• [Extracted data]:
#####

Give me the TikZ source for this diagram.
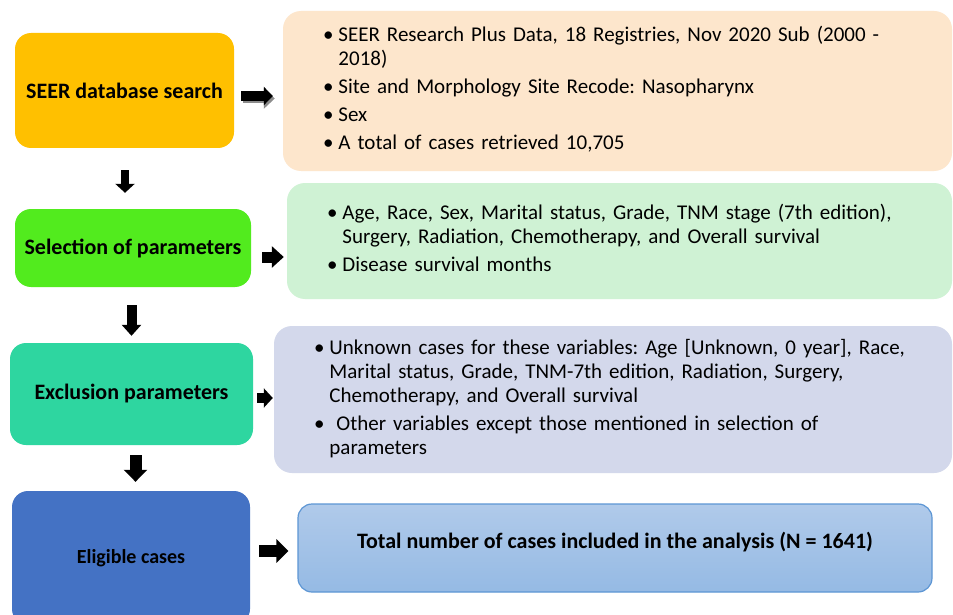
\documentclass[tikz,border=0pt]{standalone}
\usepackage{fontspec}
\setmainfont{Carlito}
\frenchspacing
\usetikzlibrary{arrows.meta, backgrounds}

\definecolor{seerfill}{RGB}{255,192,0}
\definecolor{selfill}{RGB}{82,235,30}
\definecolor{exclfill}{RGB}{46,214,160}
\definecolor{eligfill}{RGB}{68,114,196}
\definecolor{seerpale}{RGB}{253,230,204}
\definecolor{selpale}{RGB}{207,242,212}
\definecolor{exclpale}{RGB}{211,216,235}
\definecolor{totaltop}{RGB}{176,202,234}
\definecolor{totalbottom}{RGB}{149,186,228}
\definecolor{totalline}{RGB}{93,150,212}

\begin{document}
\begin{tikzpicture}[x=1pt, y=-1pt, font=\fontsize{21}{24}\selectfont,
		mainbox/.style={rounded corners=16pt, inner sep=0pt, font=\fontsize{22}{26}\selectfont\bfseries},
		infobox/.style={inner xsep=40pt, inner ysep=0pt, align=left},
		fatarrow/.style={line width=10pt, -{Triangle[length=11pt,width=20pt]}}]
			\clip (0,0) rectangle (953,615);
			\fill[white] (0,0) rectangle (953,615);

			\node[mainbox, fill=seerfill, minimum width=219pt, minimum height=115pt] (seer) at (124.5,90.5) {SEER database search};
			\node[mainbox, fill=selfill, minimum width=236pt, minimum height=78pt] (sel) at (133,248) {Selection of parameters};
			\node[mainbox, fill=exclfill, minimum width=243pt, minimum height=102pt] (excl) at (131.5,394) {Exclusion parameters};
			\node[mainbox, fill=eligfill, minimum width=238pt, minimum height=134pt, font=\fontsize{20}{24}\selectfont\bfseries] (elig) at (131,558) {Eligible cases};

			\node[infobox, fill=seerpale, rounded corners=18pt, minimum width=669pt, minimum height=160pt, text width=589pt] (seerinfo) at (617.5,91) {%
				\begin{tabular}{@{}l@{\hspace{5pt}}l@{}}
					\textbullet & SEER Research Plus Data, 18 Registries, Nov 2020 Sub (2000 -\\
					& 2018)\\[4pt]
					\textbullet & Site and Morphology Site Recode: Nasopharynx\\[4pt]
					\textbullet & Sex\\[4pt]
					\textbullet & A total of cases retrieved 10,705
				\end{tabular}};
			\node[infobox, fill=selpale, rounded corners=18pt, minimum width=665pt, minimum height=116pt, text width=585pt] (selinfo) at (619.5,241) {%
				\begin{tabular}{@{}l@{\hspace{5pt}}l@{}}
					\textbullet & Age, Race, Sex, Marital status, Grade, TNM stage (7th edition),\\
					& Surgery, Radiation, Chemotherapy, and Overall survival\\[4pt]
					\textbullet & Disease survival months
				\end{tabular}};
			\node[infobox, fill=exclpale, rounded corners=18pt, minimum width=678pt, minimum height=147pt, text width=598pt] (exclinfo) at (613,399.5) {%
				\begin{tabular}{@{}l@{\hspace{5pt}}l@{}}
					\textbullet & Unknown cases for these variables: Age [Unknown, 0 year], Race,\\
					& Marital status, Grade, TNM-7th edition, Radiation, Surgery,\\
					& Chemotherapy, and Overall survival\\[4pt]
					\textbullet & \ Other variables except those mentioned in selection of\\
					& parameters
				\end{tabular}};

			\node[draw=totalline, line width=1.2pt, top color=totaltop, bottom color=totalbottom, rounded corners=14pt, minimum width=634pt, minimum height=88pt] (total) at (615,548) {};
			\node[font=\fontsize{22}{26}\selectfont\bfseries] (totaltext) at ([yshift=6pt]total.center) {Total number of cases included in the analysis (N = 1641)};

			\begin{scope}[on background layer]
				\fill[seerpale] (seerinfo.north west) rectangle (seerinfo.south);
				\fill[selpale] (selinfo.north west) rectangle (selinfo.south);
				\fill[exclpale] (exclinfo.north west) rectangle (exclinfo.south);
			\end{scope}

			\draw[fatarrow, black!45, transform canvas={xshift=2pt, yshift=-2.5pt}] ([xshift=7pt, yshift=-5.5pt]seer.east) -- ([xshift=-10pt, yshift=-5pt]seerinfo.west);
			\draw[fatarrow, -{Triangle[length=9pt,width=18pt]}] ([xshift=7pt, yshift=-5.5pt]seer.east) -- ([xshift=-10pt, yshift=-5pt]seerinfo.west);
			\draw[fatarrow, line width=11pt, -{Triangle[length=12pt,width=21pt]}] ([xshift=11pt, yshift=-9pt]sel.east) -- ([xshift=-3pt, yshift=-16pt]selinfo.west);
			\draw[fatarrow, -{Triangle[length=9pt,width=19pt]}] ([xshift=4pt, yshift=-4pt]excl.east) -- ([xshift=-1pt, yshift=1.5pt]exclinfo.west);
			\draw[fatarrow, line width=12pt, -{Triangle[length=12pt,width=23pt]}] ([xshift=9pt, yshift=7pt]elig.east) -- ([xshift=-9pt, yshift=-3pt]total.west);

			\draw[fatarrow, line width=8pt, -{Triangle[length=9pt,width=19pt]}] ([xshift=0.5pt, yshift=-22pt]seer.south) -- ([xshift=-8pt, yshift=16pt]sel.north);
			\draw[fatarrow, -{Triangle[length=11pt,width=19pt]}] ([xshift=-1.5pt, yshift=-18pt]sel.south) -- ([yshift=7pt]excl.north);
			\draw[fatarrow, line width=12pt, -{Triangle[length=12pt,width=23pt]}] ([xshift=4pt, yshift=-10pt]excl.south) -- ([xshift=4.5pt, yshift=9pt]elig.north);
		\end{tikzpicture}
\end{document}
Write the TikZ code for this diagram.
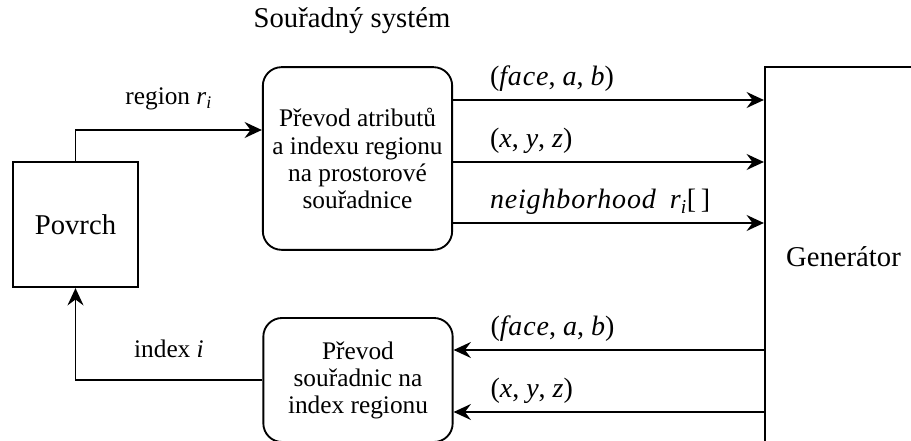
\documentclass[tikz,border=0pt]{standalone}
\usepackage{fontspec}
\setmainfont{Liberation Serif}
\usetikzlibrary{arrows.meta}
\usetikzlibrary{positioning}

\tikzset{
    box/.style={draw, line width=1.4pt, align=center, inner sep=0pt},
    roundbox/.style={box, rounded corners=14pt},
    big/.style={font=\fontsize{21.5}{24}\selectfont},
    arr/.style={line width=1.4pt, -{Stealth[length=13pt, width=12pt, inset=4.5pt]}},
    lbl/.style={anchor=base west, inner sep=0pt, xshift=27pt, yshift=10.5pt,
        font=\fontsize{21}{24}\selectfont},
}

\newcommand{\mi}[1]{{\itshape\addfontfeature{LetterSpace=3}#1}}
\newcommand{\ri}{\textit{r}\textsubscript{\textit{i}}}

\begin{document}
\begin{tikzpicture}[x=0.75pt, y=-0.75pt, font=\fontsize{19}{20.3}\selectfont]
    \clip (0,0) rectangle (911,441);

    % Blocks
    \node[box, big, minimum width=94pt, minimum height=94pt] (povrch) at (75.5,224.5) {Povrch};
    \node[roundbox, minimum width=142pt, minimum height=137pt] (prevodA) at (357.5,158.5)
        {Převod atributů\\a indexu regionu\\na prostorové\\souřadnice};
    \node[roundbox, minimum width=142pt, minimum height=93pt] (prevodB) at (358,380)
        {Převod\\souřadnic na\\index regionu};
    \node[box, big, minimum width=118pt, minimum height=285pt] (generator) at (843.5,257) {Generátor};
    \node[big] (title) at (352,21) {Souřadný systém};

    % Lanes
    \coordinate (lane0) at (0,130);
    \coordinate (lane1) at (0,100);
    \coordinate (lane2) at (0,162);
    \coordinate (lane3) at (0,223);
    \coordinate (lane4) at (0,350);
    \coordinate (lane5) at (0,412);

    % Connectors
    \draw[arr] (povrch.north) |- node[pos=0.75, anchor=base, yshift=19pt] {region \ri} (prevodA.west |- lane0);
    \draw[arr] (prevodA.east |- lane1) -- (generator.west |- lane1)
        node[at start, lbl] {(\mi{face}, \mi{a}, \mi{b})};
    \draw[arr] (prevodA.east |- lane2) -- (generator.west |- lane2)
        node[at start, lbl] {(\mi{x}, \mi{y}, \mi{z})};
    \draw[arr] (prevodA.east |- lane3) -- (generator.west |- lane3)
        node[at start, lbl] {\mi{neighborhood}\enspace\ri[\,]};
    \draw[arr] (generator.west |- lane4) -- (prevodB.east |- lane4)
        node[at end, lbl] {(\mi{face}, \mi{a}, \mi{b})};
    \draw[arr] (generator.west |- lane5) -- (prevodB.east |- lane5)
        node[at end, lbl] {(\mi{x}, \mi{y}, \mi{z})};
    \draw[arr] (prevodB.west) -| node[pos=0.25, anchor=base, yshift=17pt] {index \textit{i}} (povrch.south);
\end{tikzpicture}
\end{document}
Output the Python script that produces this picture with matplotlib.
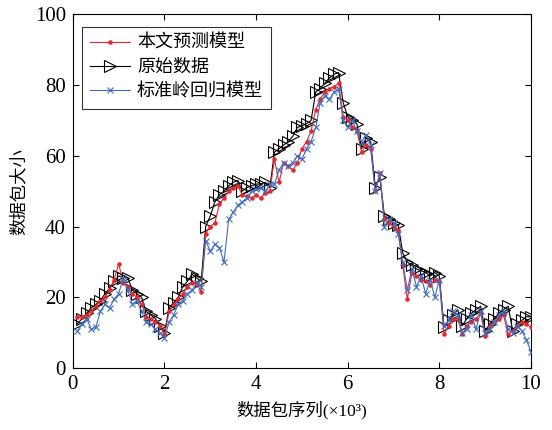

#####

• [Problem description]: Only the lines between the line with "Write the TikZ code for this diagram." and the line with "(0,0) rectangle (911,441);", inclusive, should be reproduced, exactly as written and without pictures.

• [Right answer]:
Write the TikZ code for this diagram.
\documentclass[tikz,border=0pt]{standalone}
\usepackage{fontspec}
\setmainfont{Liberation Serif}
\usetikzlibrary{arrows.meta}
\usetikzlibrary{positioning}

\tikzset{
    box/.style={draw, line width=1.4pt, align=center, inner sep=0pt},
    roundbox/.style={box, rounded corners=14pt},
    big/.style={font=\fontsize{21.5}{24}\selectfont},
    arr/.style={line width=1.4pt, -{Stealth[length=13pt, width=12pt, inset=4.5pt]}},
    lbl/.style={anchor=base west, inner sep=0pt, xshift=27pt, yshift=10.5pt,
        font=\fontsize{21}{24}\selectfont},
}

\newcommand{\mi}[1]{{\itshape\addfontfeature{LetterSpace=3}#1}}
\newcommand{\ri}{\textit{r}\textsubscript{\textit{i}}}

\begin{document}
\begin{tikzpicture}[x=0.75pt, y=-0.75pt, font=\fontsize{19}{20.3}\selectfont]
    \clip (0,0) rectangle (911,441);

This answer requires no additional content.